Whipping up interest

United States Representative Steny Hoyer, D-Md., believes that too few citizens are involved in the politics of this country. Hoyer made a stop at the Phyllis P. Marshall Center on Thursday afternoon to share his views with USF students on the Bush administration and the national debt.

“This is a critical time in the history of your country,” Hoyer said. “It is in your personal interest to be involved – to making your country better than it is now.”

Hoyer is serving his second term as the House Democratic Whip, the second-ranked appointment among House Democrats. He is responsible for mobilizing the Democratic vote on important legislation, acting as a liaison and planning opposition to the majority.

Hoyer is a senior member of the House Appropriations Committee, serving on two subcommittees: the Subcommittee on Transportation, Treasury and Housing, and the Subcommittee on Labor. He served in the Maryland state Senate at age 27, and at age 35 he was the youngest person to serve as the state’s Senate president.

His report, “Pizza, Politics and Power,” discussed the atmosphere in Washington. The event was hosted by the College Democrats and is part of a national series that is organized by the College Democrats of America and national Democratic representatives in Congress. According to the College Democrats at USF, the purpose of these events is to couple those in power with the next generation of leaders and professionals and to hear their input on key issues affecting the country.

Hoyer devoted much of his session to the national budget and the direction of the country. He said the government is racking up debt like a consumer with a credit card without realizing they have to pay for the transaction in the future.Hoyer said the Bush administration, in particular, is swiping the card and saying “So what?” to future reimbursement.

“The ‘So what?’ is that you, young people, are going to pay for it, for ‘our debt’ – $8 trillion,” Hoyer said.

Hoyer’s financial concerns do not end with increases in the national debt. He is also concerned with past and future student loan cuts, which he described as the largest subsidization to student loans in history. Hoyer said that this is a contributing factor to the mounting public and private debt, which goes hand in hand with the national debt.

“You need to be – you should be – angry, energized, involved,” Hoyer said.

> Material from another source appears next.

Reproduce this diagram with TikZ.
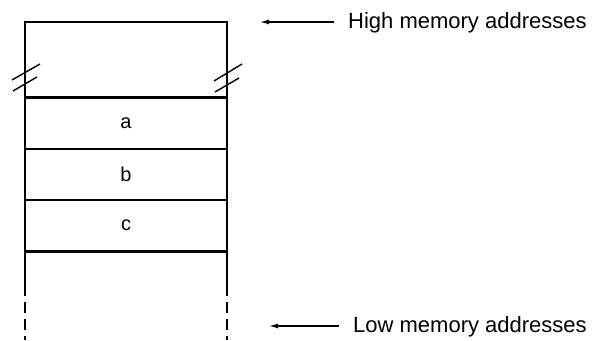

Health care, global warming and the importing of things crucial to the country, such as oil, are also issues that Hoyer wants the future of America to be educated about.

It was during these points that he told his audience that Tampa could be underwater, in what he described as a localized Hurricane Katrina, if more people do not start believing in the global warming phenomenon. He also said the United States should not rely on countries such as Saudi Arabia and Venezuela for oil because the countries cannot be trusted. According to Hoyer, this is not due to the nature of the countries, but rather the nature of humans in general, because everyone has specific needs and agendas.

The event was billed as a public student forum to hear student issues and concerns in addition to Hoyer’s report from Washington. Due to time constraints on Hoyer part, there was not much time available for questions, but a few students were able to ask him about things such as government wiretapping and for his recommendations on where to get reliable news coverage.

According to Hoyer, every Democrat in Washington wants to intercept terrorist phone calls made to the United States, but if the United States is to be a free country, then probable cause to access them is necessary. He also said that the United States is entering the situation that its forefathers were afraid of, that of a king or executive authority.

When it comes to news coverage, Hoyer advises the use of multiple sources.

“For example, you can hear me, and then hear people who think I’m full of it,” he said.

Not all were impressed with the brief question-and-answer segment. Junior Evette Mazzo, a biology major and Democrat, felt that he was not objective when answering questions.

“He added a lot of his own spin,” Mazzo said.

The question-and-answer segment aside, Aisha Rivera, a microbiology senior, was impressed with Hoyer’s presentation.

“Overall, it is great that there is discussion taking place, people coming and awareness being raised,” Rivera said. Rivera, as well as Mazzo, came for the pizza, but stayed for the politics.

Senior and political science major Joel Rostetter was happy that Hoyer called him out during the event for wearing a shirt supporting Florida Congressman Jim Davis, who is running for the governorship this year. Rostetter said that he attended the event primarily to get the word out about his candidate, but also came for the pizza and the speaker.

“I liked how he talked about U.S. and private fiscal responsibility, especially to our demographic,” he said. “College kids spend money like it’s going out of style.”